▸ DATA

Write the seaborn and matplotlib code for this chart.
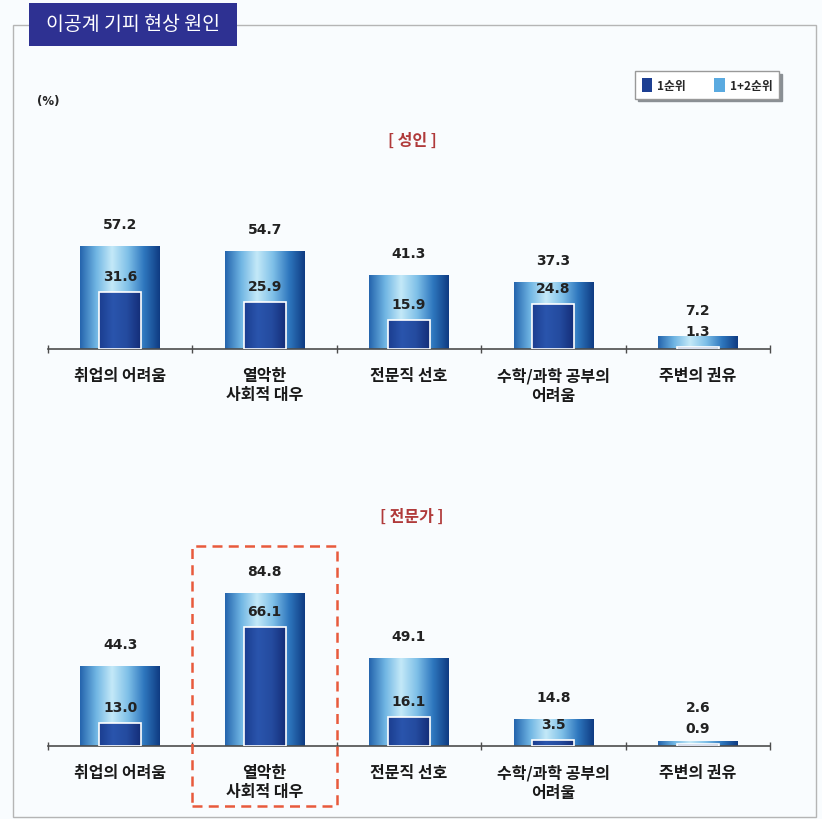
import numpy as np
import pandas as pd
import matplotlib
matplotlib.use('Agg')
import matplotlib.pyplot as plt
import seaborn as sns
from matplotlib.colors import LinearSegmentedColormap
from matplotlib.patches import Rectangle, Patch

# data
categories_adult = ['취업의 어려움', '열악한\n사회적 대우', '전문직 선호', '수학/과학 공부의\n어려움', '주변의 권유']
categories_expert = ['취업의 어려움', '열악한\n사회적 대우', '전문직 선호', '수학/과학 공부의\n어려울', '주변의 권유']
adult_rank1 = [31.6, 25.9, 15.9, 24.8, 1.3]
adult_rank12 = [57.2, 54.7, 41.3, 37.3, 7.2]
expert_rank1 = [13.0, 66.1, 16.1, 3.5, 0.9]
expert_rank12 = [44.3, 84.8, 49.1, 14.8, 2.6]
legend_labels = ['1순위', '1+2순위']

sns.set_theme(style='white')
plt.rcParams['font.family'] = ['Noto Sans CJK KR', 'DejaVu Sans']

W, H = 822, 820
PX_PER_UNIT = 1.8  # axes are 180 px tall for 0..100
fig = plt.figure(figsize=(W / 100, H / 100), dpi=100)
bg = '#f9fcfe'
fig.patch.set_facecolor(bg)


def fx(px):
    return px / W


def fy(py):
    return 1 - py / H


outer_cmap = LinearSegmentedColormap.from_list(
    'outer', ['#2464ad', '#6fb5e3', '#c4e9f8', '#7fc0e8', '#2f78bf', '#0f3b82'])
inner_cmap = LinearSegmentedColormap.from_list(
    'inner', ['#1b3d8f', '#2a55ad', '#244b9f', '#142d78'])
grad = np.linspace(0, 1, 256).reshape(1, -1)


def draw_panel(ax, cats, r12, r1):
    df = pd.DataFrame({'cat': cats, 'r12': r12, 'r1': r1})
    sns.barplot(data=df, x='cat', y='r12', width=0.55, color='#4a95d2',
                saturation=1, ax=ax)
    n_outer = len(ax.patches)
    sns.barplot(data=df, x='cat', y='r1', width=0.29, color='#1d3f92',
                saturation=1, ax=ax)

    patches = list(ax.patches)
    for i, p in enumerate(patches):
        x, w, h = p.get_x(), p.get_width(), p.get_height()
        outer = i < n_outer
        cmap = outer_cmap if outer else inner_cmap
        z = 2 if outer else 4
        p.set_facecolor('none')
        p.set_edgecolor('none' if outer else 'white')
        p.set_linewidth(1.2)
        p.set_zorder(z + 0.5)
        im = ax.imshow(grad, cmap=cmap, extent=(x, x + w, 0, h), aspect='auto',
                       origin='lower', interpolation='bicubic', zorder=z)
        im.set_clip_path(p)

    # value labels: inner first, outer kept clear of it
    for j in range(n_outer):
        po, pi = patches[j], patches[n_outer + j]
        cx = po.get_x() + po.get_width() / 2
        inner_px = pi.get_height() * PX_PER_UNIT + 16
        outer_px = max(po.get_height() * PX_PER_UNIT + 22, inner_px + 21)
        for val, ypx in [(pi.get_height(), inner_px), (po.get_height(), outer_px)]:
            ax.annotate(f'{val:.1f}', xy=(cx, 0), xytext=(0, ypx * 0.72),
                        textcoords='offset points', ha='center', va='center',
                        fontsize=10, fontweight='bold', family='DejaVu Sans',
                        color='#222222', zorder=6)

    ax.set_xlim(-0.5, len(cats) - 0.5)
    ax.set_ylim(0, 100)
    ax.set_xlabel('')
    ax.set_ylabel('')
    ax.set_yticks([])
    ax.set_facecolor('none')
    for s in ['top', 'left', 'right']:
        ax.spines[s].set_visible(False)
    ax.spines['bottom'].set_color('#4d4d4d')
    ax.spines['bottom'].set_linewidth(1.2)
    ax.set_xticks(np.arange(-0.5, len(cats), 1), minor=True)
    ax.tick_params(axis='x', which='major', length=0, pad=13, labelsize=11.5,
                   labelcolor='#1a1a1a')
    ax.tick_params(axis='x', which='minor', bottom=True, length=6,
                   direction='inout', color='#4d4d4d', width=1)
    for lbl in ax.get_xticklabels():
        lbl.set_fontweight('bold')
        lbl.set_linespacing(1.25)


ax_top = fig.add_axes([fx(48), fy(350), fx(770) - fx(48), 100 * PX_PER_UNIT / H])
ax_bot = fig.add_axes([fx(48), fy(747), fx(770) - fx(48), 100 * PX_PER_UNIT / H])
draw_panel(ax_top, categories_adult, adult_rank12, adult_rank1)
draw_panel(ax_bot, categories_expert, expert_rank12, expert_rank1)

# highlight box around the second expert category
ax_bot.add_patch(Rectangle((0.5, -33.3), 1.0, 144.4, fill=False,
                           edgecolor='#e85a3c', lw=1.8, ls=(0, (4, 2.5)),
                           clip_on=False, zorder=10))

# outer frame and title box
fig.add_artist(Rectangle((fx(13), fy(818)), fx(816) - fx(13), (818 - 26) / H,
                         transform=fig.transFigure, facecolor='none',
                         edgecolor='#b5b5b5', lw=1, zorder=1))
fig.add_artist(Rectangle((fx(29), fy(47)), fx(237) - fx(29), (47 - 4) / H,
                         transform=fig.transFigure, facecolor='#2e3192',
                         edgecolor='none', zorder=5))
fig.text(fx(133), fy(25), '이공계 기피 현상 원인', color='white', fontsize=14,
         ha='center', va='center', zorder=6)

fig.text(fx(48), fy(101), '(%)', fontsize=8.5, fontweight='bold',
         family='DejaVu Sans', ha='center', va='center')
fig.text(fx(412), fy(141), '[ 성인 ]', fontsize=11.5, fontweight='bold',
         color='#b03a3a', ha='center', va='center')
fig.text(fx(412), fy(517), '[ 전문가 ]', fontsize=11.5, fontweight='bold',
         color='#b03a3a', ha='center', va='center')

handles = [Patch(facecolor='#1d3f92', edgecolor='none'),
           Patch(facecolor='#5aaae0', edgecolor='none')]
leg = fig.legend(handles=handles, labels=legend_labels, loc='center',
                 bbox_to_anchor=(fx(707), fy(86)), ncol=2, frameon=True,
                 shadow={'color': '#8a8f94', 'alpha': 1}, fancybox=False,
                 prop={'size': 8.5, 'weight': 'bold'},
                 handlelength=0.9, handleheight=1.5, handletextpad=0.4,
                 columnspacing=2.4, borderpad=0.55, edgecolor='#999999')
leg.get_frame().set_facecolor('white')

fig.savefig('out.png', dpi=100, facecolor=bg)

▸ INSTRUCTIONS TO FOLLOW
Extract, word for word, each line from the top of the data down to and including the line with "from matplotlib.patches import"; skip the pictures.

▸ FULL ANSWER
Write the seaborn and matplotlib code for this chart.
import numpy as np
import pandas as pd
import matplotlib
matplotlib.use('Agg')
import matplotlib.pyplot as plt
import seaborn as sns
from matplotlib.colors import LinearSegmentedColormap
from matplotlib.patches import Rectangle, Patch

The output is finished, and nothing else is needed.